Y precisamente porque instalarse en la aconfesionalidad no era del todo posible en el siglo XVII, Spinoza se convirtió muy pronto en un pensador maldito, a quien sólo se podía leer en secreto, proscrito por todas las Iglesias y citado únicamente por libertinos de la estirpe del Marqués de Sade. Personas que, en su inmensa mayoría, ni habían leído la Ética, ni estaban en condiciones de entenderla. Esto le granjeó la reputación que Gilles Deleuze glosaba en estos tres adjetivos: ateo (porque identificaba a Dios con la naturaleza), materialista (porque negaba la distinción sustancial entre el alma y el cuerpo) e inmoralista (porque rechazaba las morales de inspiración religiosa).

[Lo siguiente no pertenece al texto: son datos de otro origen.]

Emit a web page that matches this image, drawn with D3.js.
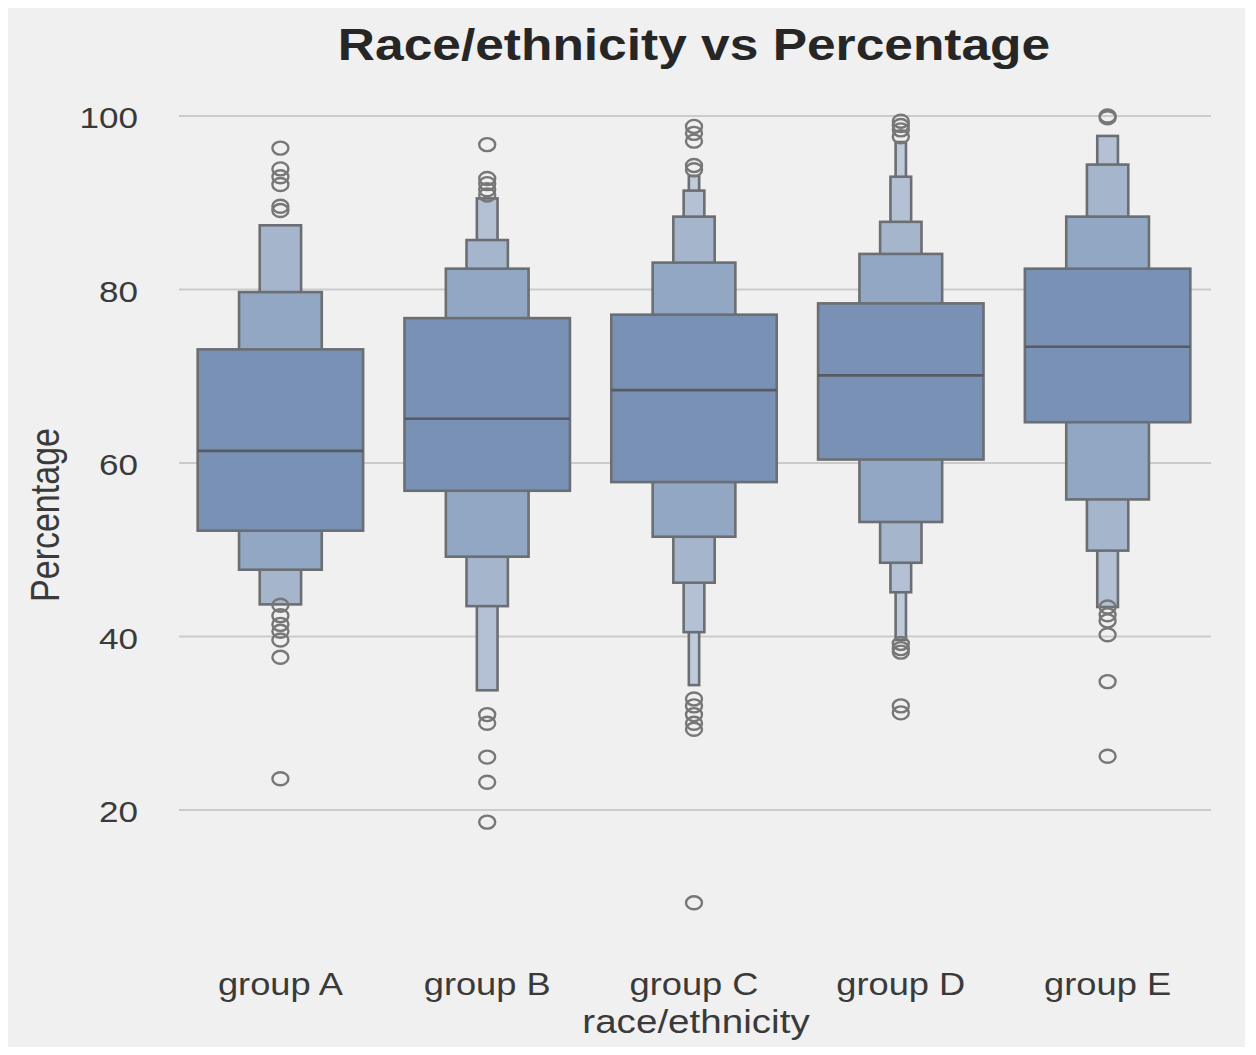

Pero sólo con escuchar este triplete ya habrá comprendido el lector que aquello que le convirtió en maldito en los siglos XVII y XVIII es precisamente lo que ha cimentado su resurrección en los siglos XIX y XX: primero, para otorgar al romanticismo cierta densidad metafísica; luego, para que el marxismo pudiera escapar de la tradición hegeliana y encontrar un recambio para adaptarse a los nuevos tiempos; y finalmente, para apuntalar el renacimiento filosófico de Nietzsche —que consideraba a Spinoza su precursor— en la década de 1960. Pero esto no ha hecho de él un pensador más familiar. Aunque sea comprensible el intento de recuperar su figura por parte de filosofías que, de un modo u otro, querían resucitar una teología secularizada como sentido de la historia o como exaltación de la creación revolucionaria, tras el gran desgaste sufrido por estos proyectos en la actualidad, nada puede eliminar el hecho de que, por mucho que a sus contemporáneos les pareciese un demonio, Spinoza es un teólogo de los pies a la cabeza, dedicado a demostrar la existencia de Dios y la inmortalidad del alma, y que difícilmente encaja en un tiempo que ya no soporta que haya Dios ni siquiera “filosofalmente”. Fue un extraño en el siglo XVII por pensar desde un lugar que no existía en su tiempo. Pero cuando ese lugar se hizo posible —en alguna medida, seguro, gracias a sus esfuerzos— y se recuperó su nombre, se convirtió también en un extraño entre nosotros.

Esta nueva edición nos da la oportunidad de volver a leer la Ética y descubrir que sí hubo alguien tras ella, alguien que se muestra en los Apéndices y en los Escolios, llenos de agudas observaciones empíricas, de colérica indignación contra la superstición y de cautelosa conciencia de los peligros del abismo existente entre los doctos y el vulgo.

Ética demostrada según el orden geométrico. Baruj Spinoza. Traducción y edición de Pedro Lomba. Trotta, 2020. 448 páginas. 30 euros.